ALA elections are coming up, and I’ve been thoroughly entertained by all the campaign commercials appearing on television. At least you don’t get so many negative ads from librarians as you do from real politicians.
LJ has an interview with the two candidates for ALA President. They both seem like they would be fine. They gave slightly different answers to the questions, but all of them were okay. I’m sure the also have websites laying out their strengths and explaining why they should be ALA President.
Reading the interviews, I was struck by one thing. It won’t make an iota of difference which candidate gets elected. There’s nothing one of them could do that the other couldn’t, and there’s not much either of them can do anyway.
For example, they both talked about the hot button library issue of the day: ebook publishers and their arm’s-length relationship to libraries. We need leadership, etc., to solve this problem, etc. etc.
Except no amount of leadership from the ALA is going to solve this problem. It’s all well and good to speak as if the ALA had any power whatsoever, but it doesn’t. Legislators don’t listen to the ALA, and neither do publishers.
What better evidence for this exists than the ebook summit ALA representatives had with ebook publishers a could of months ago. The ALA was trying to get more publishers to license ebooks to libraries.
Since then, one has stopped licensing new titles at all and the other has another has tripled prices for ebooks. I’m not sure how much ALA leadership the library world can tolerate on this issue.
Regardless of who gets elected, or if anyone gets elected, nothing will change.
In addition, the ALA mindset is so ingrained in any candidates for President that there’s not really much to choose from. All the candidates agree that the same things are good, which makes the election even more boring.

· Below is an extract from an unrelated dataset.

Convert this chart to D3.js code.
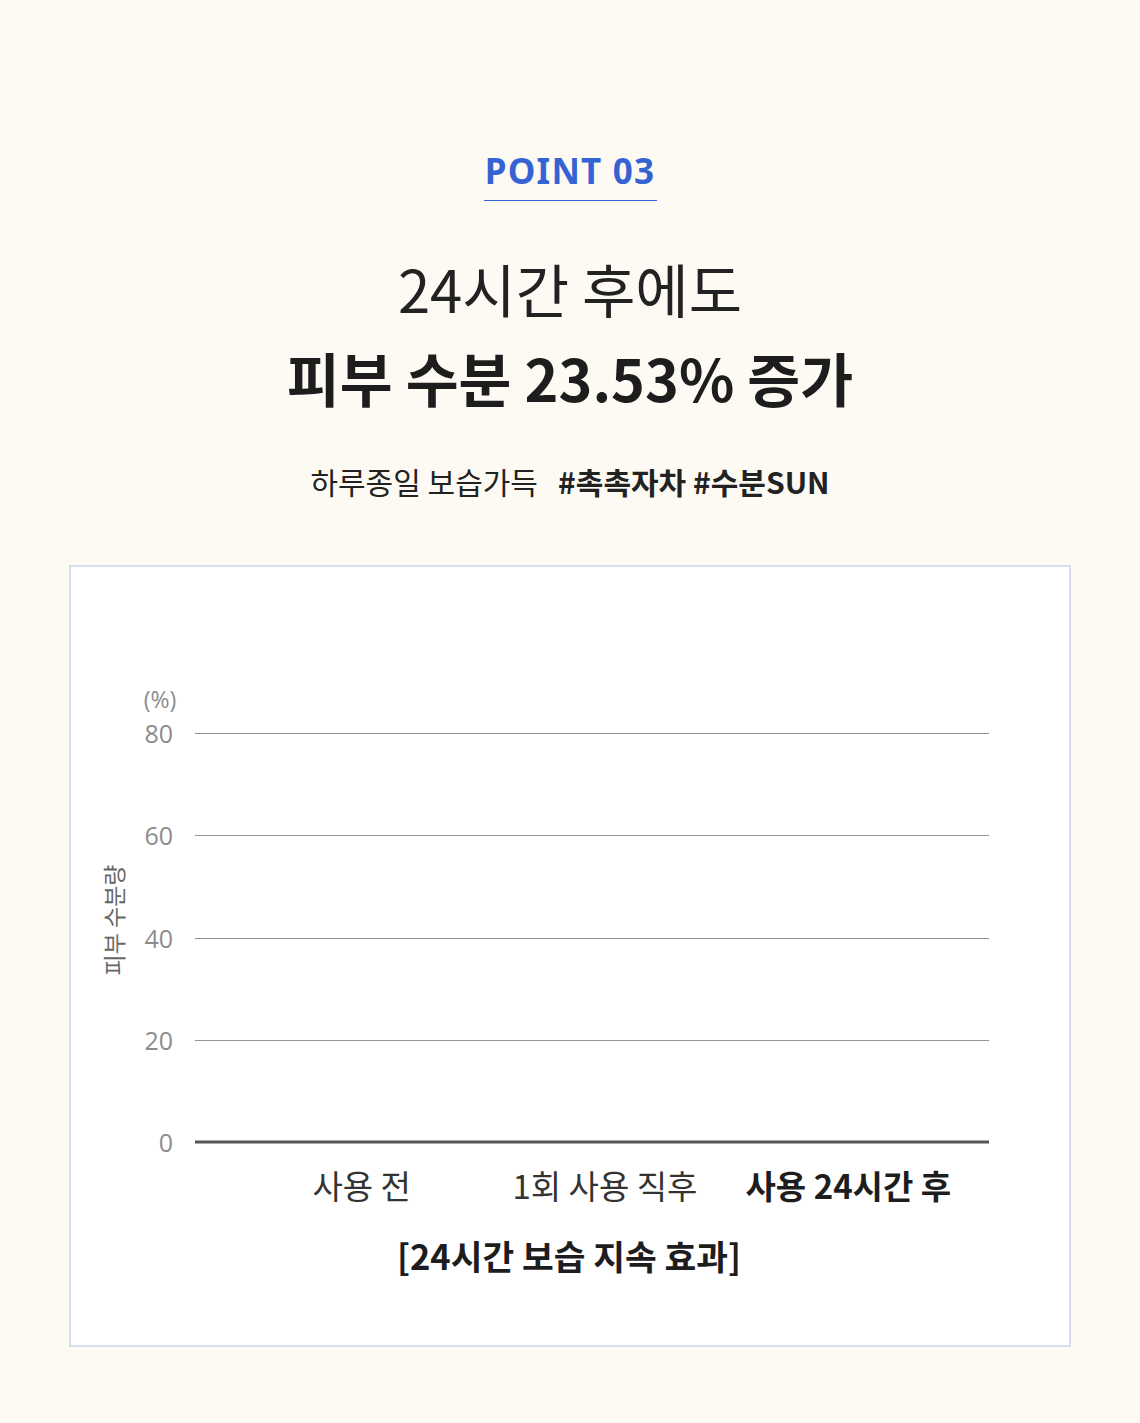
<!DOCTYPE html>
<html>
<head>
<meta charset="utf-8">
<script src="https://cdn.jsdelivr.net/npm/d3@7"></script>
<style>
  html, body { margin: 0; padding: 0; background: #fdfaf3; }
  svg { display: block; font-family: "Noto Sans CJK KR", "Noto Sans", sans-serif; }
</style>
</head>
<body>
<script>
// chart data
const categories = ["사용 전", "1회 사용 직후", "사용 24시간 후"];
const highlighted = "사용 24시간 후";
const yTicks = [0, 20, 40, 60, 80];
const yUnit = "(%)";
const yTitle = "피부 수분량";
const chartTitle = "[24시간 보습 지속 효과]";

const width = 1140;
const height = 1423;

const svg = d3
  .select("body")
  .append("svg")
  .attr("width", width)
  .attr("height", height);

svg.append("rect").attr("width", width).attr("height", height).attr("fill", "#fdfaf3");

// header
svg.append("text")
  .attr("x", 570).attr("y", 184)
  .attr("text-anchor", "middle")
  .attr("font-family", "'Noto Sans', 'Open Sans', sans-serif")
  .attr("font-size", 35).attr("font-weight", 700)
  .attr("letter-spacing", 1.2)
  .attr("fill", "#3563d4")
  .text("POINT 03");

svg.append("line")
  .attr("x1", 484).attr("x2", 657)
  .attr("y1", 200.5).attr("y2", 200.5)
  .attr("stroke", "#3563d4").attr("stroke-width", 1.2);

svg.append("text")
  .attr("x", 570).attr("y", 313)
  .attr("text-anchor", "middle")
  .attr("font-size", 58).attr("font-weight", 400)
  .attr("fill", "#222")
  .text("24시간 후에도");

svg.append("text")
  .attr("x", 570).attr("y", 402)
  .attr("text-anchor", "middle")
  .attr("font-size", 57.5).attr("font-weight", 700)
  .attr("fill", "#1d1d1d")
  .text("피부 수분 23.53% 증가");

const sub = svg.append("text")
  .attr("x", 570).attr("y", 494)
  .attr("text-anchor", "middle")
  .attr("font-size", 30)
  .attr("fill", "#222");
sub.append("tspan").attr("font-weight", 400).text("하루종일 보습가득\u00a0\u00a0\u00a0");
sub.append("tspan").attr("font-weight", 700).text("#촉촉자차 #수분SUN");

// card
svg.append("rect")
  .attr("x", 70).attr("y", 566)
  .attr("width", 1000).attr("height", 780)
  .attr("fill", "#fff")
  .attr("stroke", "#d7def0").attr("stroke-width", 2);

// scales
const plot = { left: 195, right: 989, top: 733, bottom: 1142 };

const y = d3.scaleLinear()
  .domain([0, 80])
  .range([plot.bottom, plot.top]);

const x = d3.scaleBand()
  .domain(categories)
  .range([240, 970]);

const g = svg.append("g");

// grid lines
g.selectAll(".grid")
  .data(yTicks.filter(d => d !== 0))
  .enter()
  .append("line")
  .attr("class", "grid")
  .attr("x1", plot.left).attr("x2", plot.right)
  .attr("y1", d => Math.round(y(d)) + 0.5)
  .attr("y2", d => Math.round(y(d)) + 0.5)
  .attr("stroke", "#7a7a7a").attr("stroke-width", 0.8);

// baseline
g.append("line")
  .attr("x1", plot.left).attr("x2", plot.right)
  .attr("y1", y(0)).attr("y2", y(0))
  .attr("stroke", "#555").attr("stroke-width", 3);

// y tick labels
g.selectAll(".ytick")
  .data(yTicks)
  .enter()
  .append("text")
  .attr("class", "ytick")
  .attr("x", 173)
  .attr("y", d => y(d) + 10)
  .attr("text-anchor", "end")
  .attr("font-family", "'Open Sans', 'Noto Sans', sans-serif")
  .attr("font-size", 25)
  .attr("fill", "#8c8c8c")
  .text(d => d);

g.append("text")
  .attr("x", 160).attr("y", 708)
  .attr("text-anchor", "middle")
  .attr("font-family", "'Open Sans', 'Noto Sans', sans-serif")
  .attr("font-size", 23)
  .attr("fill", "#8c8c8c")
  .text(yUnit);

g.append("text")
  .attr("transform", "translate(123, 920) rotate(-90)")
  .attr("text-anchor", "middle")
  .attr("font-size", 23)
  .attr("fill", "#666")
  .text(yTitle);

// category labels
g.selectAll(".xlabel")
  .data(categories)
  .enter()
  .append("text")
  .attr("class", "xlabel")
  .attr("x", d => x(d) + x.bandwidth() / 2)
  .attr("y", 1199)
  .attr("text-anchor", "middle")
  .attr("font-size", 33)
  .attr("font-weight", d => d === highlighted ? 700 : 400)
  .attr("fill", d => d === highlighted ? "#1d1d1d" : "#333")
  .text(d => d);

// chart title
svg.append("text")
  .attr("x", 569).attr("y", 1270)
  .attr("text-anchor", "middle")
  .attr("font-size", 34.5).attr("font-weight", 700)
  .attr("fill", "#1d1d1d")
  .text(chartTitle);
</script>
</body>
</html>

That got me wondering. What would an ALA Presidential election look like that actually mattered, and that something was actually at stake?
In order for that to happen, there would have to be some equivalent of an Annoyed Librarian candidate, someone who wouldn’t just mouth the same platitudes, or who might but who would give them a different interpretation.
What if a candidate came out and said that Band Books Week was pointless, and that most librarian talk of censorship was baseless? Or who urged the ALA to stop obsessing about the alleged right to access Internet porn in public libraries?
There are various other issues that librarians disagree about, but librarians who disagree with the standard ALA-approved responses to all questions never get a hearing. We don’t even know how many such librarians there are, because there’s no way truly alternative candidates would make it on the ballot except as write-ins.
So here’s my challenge to next year’s nominating committee. Try to find candidates who seriously disagree with each other on some important issues and put them on the ballot. Don’t just go with the same insiders. Be bold and provocative.
Then maybe more ALA members would vote in the elections instead of deleting that election email because they know that their vote won’t really help decide the future of anything important.